The complete data density of \(N\) independent observations is then:

\[ p(y, u; \phi) = \prod_{n=1}^{N} p(y(n), u(n); \phi) \tag{5} \]

Marginal unobserved data density given the observed data is:

\[ p(u \mid y; \phi) = p(y, u; \phi) / p(y; \phi) \tag{6} \]

where \(p(y; \phi)\) is the incomplete or observed data density (likelihood function of the observed data).

The EM algorithm proceeds as follows:

E-Step: Given an initial estimate of the parameter \(\hat{\phi}\), we calculate the expectation of the complete log-likelihood. The expectation is taken over the marginal density of the unobserved data given the observed data. We use \(E_{u \mid y}\) to emphasize the distribution over which the expectation is taken.
M-step: We maximize this function w.r.t \(\phi\) to obtain an improved (hopefully) estimate of \(\phi\)

E-Step

Since we have independent observations

\[ E_{u \mid y}\left[\ln p(u, y; \phi)\right] = \sum_{n=1}^{N} E_{u(n) \mid y(n)}\left[\ln p(u(n), y(n); \theta_{u(n)})\right] \tag{7} \]

Upon expanding the expectation operator and letting \(u(n) = k\),

\[ E_{k \mid y(n)}\left[\ln p(k, y(n); \theta_k)\right] = \sum_{k=1}^{K} \left[\ln p(k, y(n); \theta_k)\right] \frac{p(y(n), k; \hat{\theta}_k)}{p(y(n); \hat{\phi})} \tag{8} \]

The dependence of \(u(n)\) on \(k\) becomes obvious if we recollect that \(u(n) \in \{1 \ldots K\}\). Also, the denominator is only a function of the data and hence can be ignored while performing the M-step. Hence, we restate the above equation as:

\[ E_{k \mid y(n)}\left[\ln p(k, y(n); \theta_k)\right] \propto \sum_{k=1}^{K} \left[\ln p(k, y(n); \theta_k)\right] p(y(n), k; \hat{\theta}_k) \tag{9} \]

Then,

\[ E_{u \mid y}\left[\ln p(u, y; \phi)\right] \propto \sum_{n=1}^{N} \sum_{k=1}^{K} \hat{\lambda}_k f_k(y(n); \hat{\theta}_k) \left[\ln \lambda_k - \frac{1}{2} \exp\left[(y(n) - \mu_k)^T \Sigma_k^{-1} (y(n) - \mu_k)\right] - \ln |\Sigma_k|\right] \tag{10} \]
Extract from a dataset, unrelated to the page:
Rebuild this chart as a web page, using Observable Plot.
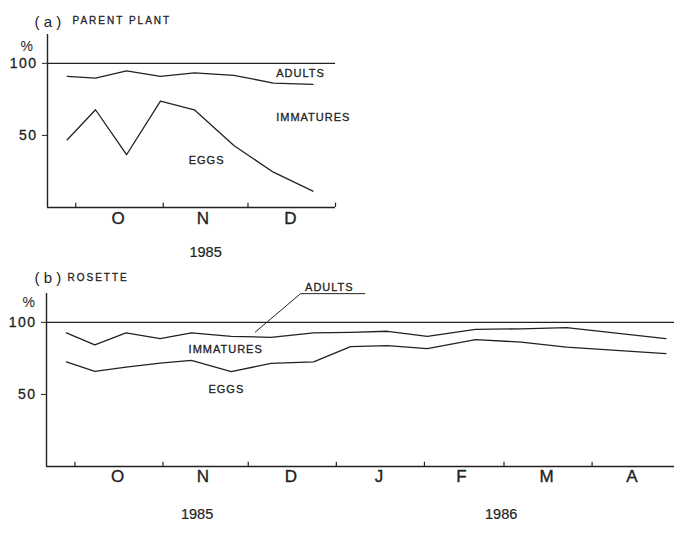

The above function has to be maximized subject to the constraint \(\sum_{k=1}^{K} \lambda_k = 1\) and define it as \(Q(\phi; \hat{\phi})\).

M-Step

\[ \hat{\phi}_{new} = \arg\max_{\phi} Q(\phi; \hat{\phi}) \tag{11} \]

Let \(\varphi\) be the Lagrange multiplier. The function to be maximized is then:

\[ U(\phi; \hat{\phi}) = Q(\phi; \hat{\phi}) - \varphi \left(\sum_{k=1}^{K} \lambda_k - 1\right) \tag{12} \]

To obtain \(\hat{\lambda}_{k,new}\), we set the derivative of \(U(\phi; \hat{\phi})\) w.r.t \(\lambda_k\) to zero and solve for the roots and similarly for \(\mu_k\) and \(\Sigma_k\). After some straightforward algebraic manipulations, we obtain the expressions for the estimates as [2, Chapter 5]:

\[ \hat{\lambda}_{k,new} = \frac{1}{N} \sum_{n=1}^{N} \frac{\hat{\lambda}_k f_k(y(n); \hat{\theta}_k)}{f(y(n); \hat{\phi})} \tag{13} \]

\[ \hat{\mu}_{k,new} = \frac{1}{N \hat{\lambda}_{k,new}} \sum_{n=1}^{N} \frac{\hat{\lambda}_k f_k(y(n); \hat{\theta}_k)}{f(y(n); \hat{\phi})} y(n) \tag{14} \]

\[ \hat{\Sigma}_{k,new} = \frac{1}{N \hat{\lambda}_{k,new}} \sum_{n=1}^{N} \frac{\hat{\lambda}_k f_k(y(n); \hat{\theta}_k)}{f(y(n); \hat{\phi})} \left[(y(n) - \hat{\mu}_k)^T (y(n) - \hat{\mu}_k)\right] \tag{15} \]

References

[1] Aleksander Dogandžić, “Detection and estimation theory,” Spring, 2005, class notes #3, ECpE Dept., Iowa State University, url: home.eng.iastate.edu/~ald/EE527.html.

[2] Soma S. Dhavala, Time-frequency representations: Analysis, Synthesis and Implementation, M.S. thesis, Indian Institute of Technology, Madras, March 2000.